start Exercise inputs
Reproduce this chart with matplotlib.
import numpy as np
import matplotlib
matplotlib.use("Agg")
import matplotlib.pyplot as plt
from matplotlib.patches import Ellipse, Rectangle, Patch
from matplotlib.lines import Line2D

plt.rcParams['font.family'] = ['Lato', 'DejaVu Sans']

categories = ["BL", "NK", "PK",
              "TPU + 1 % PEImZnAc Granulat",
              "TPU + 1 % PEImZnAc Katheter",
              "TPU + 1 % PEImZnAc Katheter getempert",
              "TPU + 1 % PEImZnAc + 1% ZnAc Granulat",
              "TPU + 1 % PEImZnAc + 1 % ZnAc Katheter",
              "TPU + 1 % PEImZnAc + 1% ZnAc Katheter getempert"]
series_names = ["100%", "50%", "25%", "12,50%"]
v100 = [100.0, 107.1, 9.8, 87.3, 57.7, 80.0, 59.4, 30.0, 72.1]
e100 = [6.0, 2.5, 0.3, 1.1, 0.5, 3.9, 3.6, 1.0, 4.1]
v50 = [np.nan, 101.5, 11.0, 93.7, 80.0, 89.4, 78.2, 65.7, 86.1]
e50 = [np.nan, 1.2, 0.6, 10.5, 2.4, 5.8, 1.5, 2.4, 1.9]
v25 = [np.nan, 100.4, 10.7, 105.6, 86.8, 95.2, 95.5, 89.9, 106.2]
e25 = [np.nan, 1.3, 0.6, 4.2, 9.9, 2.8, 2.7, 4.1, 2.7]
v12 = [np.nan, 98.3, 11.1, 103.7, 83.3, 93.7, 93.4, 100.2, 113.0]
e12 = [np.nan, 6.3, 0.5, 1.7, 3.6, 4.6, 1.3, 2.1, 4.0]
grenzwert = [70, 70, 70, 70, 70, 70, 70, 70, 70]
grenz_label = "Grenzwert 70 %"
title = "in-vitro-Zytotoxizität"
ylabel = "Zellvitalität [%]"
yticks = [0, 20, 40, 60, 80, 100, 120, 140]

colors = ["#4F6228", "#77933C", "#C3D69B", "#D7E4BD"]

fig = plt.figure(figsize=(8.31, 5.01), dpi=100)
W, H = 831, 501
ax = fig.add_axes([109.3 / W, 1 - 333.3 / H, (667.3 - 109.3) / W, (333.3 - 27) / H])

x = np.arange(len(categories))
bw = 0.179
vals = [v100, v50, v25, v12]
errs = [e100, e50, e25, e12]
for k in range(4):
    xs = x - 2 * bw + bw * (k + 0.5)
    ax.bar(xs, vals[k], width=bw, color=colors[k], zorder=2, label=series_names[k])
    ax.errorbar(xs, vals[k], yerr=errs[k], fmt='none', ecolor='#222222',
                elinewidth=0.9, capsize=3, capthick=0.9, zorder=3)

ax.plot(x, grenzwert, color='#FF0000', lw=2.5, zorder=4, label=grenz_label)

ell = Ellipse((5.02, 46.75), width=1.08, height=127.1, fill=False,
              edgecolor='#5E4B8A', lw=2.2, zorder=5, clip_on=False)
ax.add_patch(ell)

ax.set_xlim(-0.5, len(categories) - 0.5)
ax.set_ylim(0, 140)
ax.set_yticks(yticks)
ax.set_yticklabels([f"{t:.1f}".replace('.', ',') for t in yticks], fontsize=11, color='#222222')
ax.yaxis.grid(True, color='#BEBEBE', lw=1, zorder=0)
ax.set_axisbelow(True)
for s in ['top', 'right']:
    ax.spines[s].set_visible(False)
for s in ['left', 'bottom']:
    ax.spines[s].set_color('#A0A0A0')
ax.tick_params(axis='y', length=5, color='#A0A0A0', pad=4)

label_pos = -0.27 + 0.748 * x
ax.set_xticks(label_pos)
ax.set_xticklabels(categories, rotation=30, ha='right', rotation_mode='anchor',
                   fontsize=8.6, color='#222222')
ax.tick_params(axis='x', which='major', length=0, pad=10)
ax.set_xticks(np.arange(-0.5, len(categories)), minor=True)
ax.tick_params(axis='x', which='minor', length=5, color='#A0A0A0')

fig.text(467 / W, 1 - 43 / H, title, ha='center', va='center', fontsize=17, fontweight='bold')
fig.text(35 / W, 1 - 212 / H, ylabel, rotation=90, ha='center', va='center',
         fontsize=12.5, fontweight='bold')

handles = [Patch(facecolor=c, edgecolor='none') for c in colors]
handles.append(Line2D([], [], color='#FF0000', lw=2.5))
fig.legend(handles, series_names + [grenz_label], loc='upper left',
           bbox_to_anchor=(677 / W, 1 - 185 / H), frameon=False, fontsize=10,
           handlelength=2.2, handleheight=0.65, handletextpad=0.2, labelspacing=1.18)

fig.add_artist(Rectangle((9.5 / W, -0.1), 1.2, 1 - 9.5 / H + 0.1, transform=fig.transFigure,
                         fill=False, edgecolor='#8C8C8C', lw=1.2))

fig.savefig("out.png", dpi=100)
end Exercise inputs
start Exercise inputs
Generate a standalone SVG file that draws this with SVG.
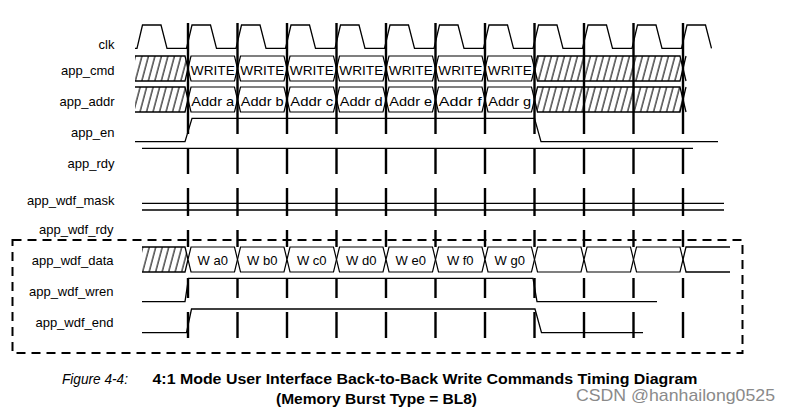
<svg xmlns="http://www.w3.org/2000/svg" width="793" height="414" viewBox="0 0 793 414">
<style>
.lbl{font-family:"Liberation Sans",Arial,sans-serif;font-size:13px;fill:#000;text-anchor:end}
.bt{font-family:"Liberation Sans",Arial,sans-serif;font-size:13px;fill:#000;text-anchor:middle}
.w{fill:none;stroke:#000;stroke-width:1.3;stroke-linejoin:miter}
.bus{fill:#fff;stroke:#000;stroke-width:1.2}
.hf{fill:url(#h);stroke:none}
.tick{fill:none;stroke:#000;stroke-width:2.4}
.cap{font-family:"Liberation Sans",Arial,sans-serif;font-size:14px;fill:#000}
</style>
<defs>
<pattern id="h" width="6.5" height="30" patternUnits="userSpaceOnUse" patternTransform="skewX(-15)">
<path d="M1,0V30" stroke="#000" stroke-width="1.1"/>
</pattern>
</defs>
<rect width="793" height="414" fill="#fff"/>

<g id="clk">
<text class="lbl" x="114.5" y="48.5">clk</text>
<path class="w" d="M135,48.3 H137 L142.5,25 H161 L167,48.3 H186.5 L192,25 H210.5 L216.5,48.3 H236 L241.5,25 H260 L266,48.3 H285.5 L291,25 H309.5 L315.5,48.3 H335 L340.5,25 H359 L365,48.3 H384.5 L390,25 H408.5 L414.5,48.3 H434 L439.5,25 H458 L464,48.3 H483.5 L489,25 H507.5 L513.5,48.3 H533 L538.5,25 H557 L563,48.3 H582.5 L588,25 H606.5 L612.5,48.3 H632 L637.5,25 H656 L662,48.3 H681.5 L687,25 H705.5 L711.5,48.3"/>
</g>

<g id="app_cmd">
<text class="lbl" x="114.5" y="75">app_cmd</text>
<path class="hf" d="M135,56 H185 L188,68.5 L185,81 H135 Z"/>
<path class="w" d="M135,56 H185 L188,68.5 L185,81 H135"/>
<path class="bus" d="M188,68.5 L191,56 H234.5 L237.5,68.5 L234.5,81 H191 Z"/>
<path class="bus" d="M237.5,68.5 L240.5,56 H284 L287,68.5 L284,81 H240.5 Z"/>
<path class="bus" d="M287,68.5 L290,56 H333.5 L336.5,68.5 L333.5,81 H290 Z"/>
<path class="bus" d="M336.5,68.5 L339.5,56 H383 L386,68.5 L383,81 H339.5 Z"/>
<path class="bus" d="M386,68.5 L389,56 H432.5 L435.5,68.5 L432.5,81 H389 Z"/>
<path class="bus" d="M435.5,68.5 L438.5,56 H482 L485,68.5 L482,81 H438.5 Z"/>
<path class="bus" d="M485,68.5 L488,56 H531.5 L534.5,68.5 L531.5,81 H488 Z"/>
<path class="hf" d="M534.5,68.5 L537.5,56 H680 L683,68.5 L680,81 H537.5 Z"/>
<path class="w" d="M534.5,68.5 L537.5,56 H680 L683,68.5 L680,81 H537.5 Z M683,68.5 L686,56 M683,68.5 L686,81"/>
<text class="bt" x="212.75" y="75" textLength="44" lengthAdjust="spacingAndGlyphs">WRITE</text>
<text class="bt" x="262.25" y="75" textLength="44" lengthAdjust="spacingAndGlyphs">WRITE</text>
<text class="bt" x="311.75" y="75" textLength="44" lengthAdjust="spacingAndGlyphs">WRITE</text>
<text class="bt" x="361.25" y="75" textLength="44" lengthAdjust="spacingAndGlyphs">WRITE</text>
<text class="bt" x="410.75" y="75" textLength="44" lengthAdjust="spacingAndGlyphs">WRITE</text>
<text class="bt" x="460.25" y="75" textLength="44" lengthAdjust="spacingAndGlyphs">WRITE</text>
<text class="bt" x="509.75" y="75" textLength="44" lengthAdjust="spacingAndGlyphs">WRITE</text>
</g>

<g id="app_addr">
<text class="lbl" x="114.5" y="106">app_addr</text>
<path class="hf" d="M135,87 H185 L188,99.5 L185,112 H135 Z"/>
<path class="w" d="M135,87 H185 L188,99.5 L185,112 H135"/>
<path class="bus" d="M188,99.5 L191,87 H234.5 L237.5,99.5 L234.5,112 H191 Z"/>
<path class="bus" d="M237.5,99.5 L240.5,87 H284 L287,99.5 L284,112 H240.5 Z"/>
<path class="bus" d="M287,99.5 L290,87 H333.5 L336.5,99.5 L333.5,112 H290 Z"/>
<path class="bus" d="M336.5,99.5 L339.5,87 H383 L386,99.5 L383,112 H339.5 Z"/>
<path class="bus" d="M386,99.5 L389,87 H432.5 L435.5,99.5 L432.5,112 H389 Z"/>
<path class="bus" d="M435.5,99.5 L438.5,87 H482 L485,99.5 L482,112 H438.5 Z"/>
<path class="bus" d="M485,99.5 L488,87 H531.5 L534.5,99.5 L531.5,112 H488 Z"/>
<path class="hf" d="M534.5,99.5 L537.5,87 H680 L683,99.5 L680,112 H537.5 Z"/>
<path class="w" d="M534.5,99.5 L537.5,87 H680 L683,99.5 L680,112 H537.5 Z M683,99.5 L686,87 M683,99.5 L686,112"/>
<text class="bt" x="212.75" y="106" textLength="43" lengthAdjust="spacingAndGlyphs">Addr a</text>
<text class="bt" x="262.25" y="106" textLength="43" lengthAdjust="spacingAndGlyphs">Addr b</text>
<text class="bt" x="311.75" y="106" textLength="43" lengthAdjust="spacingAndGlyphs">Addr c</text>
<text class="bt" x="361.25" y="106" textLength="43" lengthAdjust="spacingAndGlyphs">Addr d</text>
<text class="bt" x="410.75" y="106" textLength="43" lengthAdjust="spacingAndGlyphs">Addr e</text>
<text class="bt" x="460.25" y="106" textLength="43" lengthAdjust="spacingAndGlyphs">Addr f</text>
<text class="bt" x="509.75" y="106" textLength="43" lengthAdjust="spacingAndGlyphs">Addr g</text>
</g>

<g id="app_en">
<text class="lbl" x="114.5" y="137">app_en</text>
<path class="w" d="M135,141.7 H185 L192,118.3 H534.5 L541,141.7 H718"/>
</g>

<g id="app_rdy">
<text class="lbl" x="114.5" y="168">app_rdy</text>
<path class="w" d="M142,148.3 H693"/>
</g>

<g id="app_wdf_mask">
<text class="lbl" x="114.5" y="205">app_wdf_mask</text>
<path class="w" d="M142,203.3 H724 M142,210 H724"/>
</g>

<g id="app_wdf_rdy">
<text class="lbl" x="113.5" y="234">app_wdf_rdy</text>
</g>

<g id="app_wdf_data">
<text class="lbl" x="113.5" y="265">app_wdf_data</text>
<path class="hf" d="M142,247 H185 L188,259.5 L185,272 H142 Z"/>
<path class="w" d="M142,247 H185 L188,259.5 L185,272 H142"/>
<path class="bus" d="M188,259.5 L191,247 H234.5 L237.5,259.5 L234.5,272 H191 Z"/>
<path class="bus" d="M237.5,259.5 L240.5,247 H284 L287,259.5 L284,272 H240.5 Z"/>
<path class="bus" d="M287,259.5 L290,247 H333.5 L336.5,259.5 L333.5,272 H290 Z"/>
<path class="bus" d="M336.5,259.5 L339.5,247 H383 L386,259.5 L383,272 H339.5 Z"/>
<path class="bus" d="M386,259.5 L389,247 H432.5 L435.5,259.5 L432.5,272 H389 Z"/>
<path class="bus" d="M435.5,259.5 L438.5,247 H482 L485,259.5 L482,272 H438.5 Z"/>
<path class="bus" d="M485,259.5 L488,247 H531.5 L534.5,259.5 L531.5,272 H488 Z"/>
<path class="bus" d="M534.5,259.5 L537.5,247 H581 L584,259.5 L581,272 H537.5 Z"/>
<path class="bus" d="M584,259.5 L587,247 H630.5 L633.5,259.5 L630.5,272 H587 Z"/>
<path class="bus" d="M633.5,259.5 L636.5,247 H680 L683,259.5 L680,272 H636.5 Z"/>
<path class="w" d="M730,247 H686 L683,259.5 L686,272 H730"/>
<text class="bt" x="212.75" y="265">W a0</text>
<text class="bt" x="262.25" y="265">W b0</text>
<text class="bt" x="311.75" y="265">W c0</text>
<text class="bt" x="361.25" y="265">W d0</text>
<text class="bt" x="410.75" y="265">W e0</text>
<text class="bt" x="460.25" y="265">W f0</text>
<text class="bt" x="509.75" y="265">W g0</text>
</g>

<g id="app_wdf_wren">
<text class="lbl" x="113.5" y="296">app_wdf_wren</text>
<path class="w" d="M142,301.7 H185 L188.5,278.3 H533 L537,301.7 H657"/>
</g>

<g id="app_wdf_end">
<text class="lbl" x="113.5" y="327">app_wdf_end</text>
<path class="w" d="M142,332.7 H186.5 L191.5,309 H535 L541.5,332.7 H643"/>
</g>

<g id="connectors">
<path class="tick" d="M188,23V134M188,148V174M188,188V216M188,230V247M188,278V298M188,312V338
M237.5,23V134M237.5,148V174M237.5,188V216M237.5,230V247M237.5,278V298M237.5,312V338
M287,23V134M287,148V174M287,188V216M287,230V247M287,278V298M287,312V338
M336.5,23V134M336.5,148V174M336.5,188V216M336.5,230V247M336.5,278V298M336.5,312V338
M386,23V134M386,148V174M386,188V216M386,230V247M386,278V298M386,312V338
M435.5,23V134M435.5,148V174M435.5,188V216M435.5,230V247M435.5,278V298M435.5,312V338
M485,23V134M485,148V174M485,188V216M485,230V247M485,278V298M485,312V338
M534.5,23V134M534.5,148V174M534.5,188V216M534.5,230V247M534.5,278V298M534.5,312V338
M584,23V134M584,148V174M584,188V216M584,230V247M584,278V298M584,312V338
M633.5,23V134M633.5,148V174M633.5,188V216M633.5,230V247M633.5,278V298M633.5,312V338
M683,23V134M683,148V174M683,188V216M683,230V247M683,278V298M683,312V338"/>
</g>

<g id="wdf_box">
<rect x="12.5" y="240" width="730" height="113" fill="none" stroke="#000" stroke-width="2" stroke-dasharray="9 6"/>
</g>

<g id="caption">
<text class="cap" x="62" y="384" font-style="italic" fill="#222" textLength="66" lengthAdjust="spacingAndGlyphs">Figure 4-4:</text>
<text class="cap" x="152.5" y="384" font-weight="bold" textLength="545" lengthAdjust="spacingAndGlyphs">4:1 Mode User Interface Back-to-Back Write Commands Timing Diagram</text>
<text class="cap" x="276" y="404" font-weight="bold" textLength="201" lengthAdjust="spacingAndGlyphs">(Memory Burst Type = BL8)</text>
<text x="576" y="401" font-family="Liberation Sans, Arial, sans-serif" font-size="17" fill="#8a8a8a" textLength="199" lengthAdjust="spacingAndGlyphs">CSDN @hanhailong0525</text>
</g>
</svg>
end Exercise inputs
start Exercise inputs
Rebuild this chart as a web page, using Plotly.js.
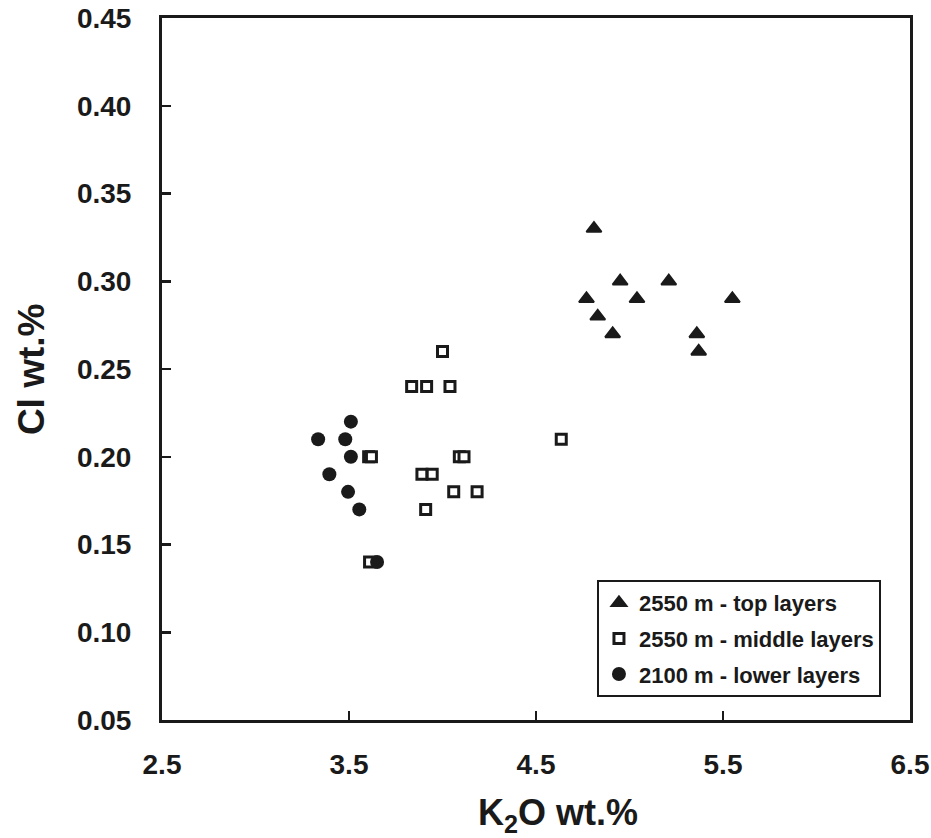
end Exercise inputs
### Stated task
Pull out all lines from the entries above that include the word "matplotlib".

### Answer to this task
Reproduce this chart with matplotlib.
import matplotlib
matplotlib.use("Agg")
import matplotlib.pyplot as plt
from matplotlib.patches import Ellipse, Rectangle, Patch
from matplotlib.lines import Line2D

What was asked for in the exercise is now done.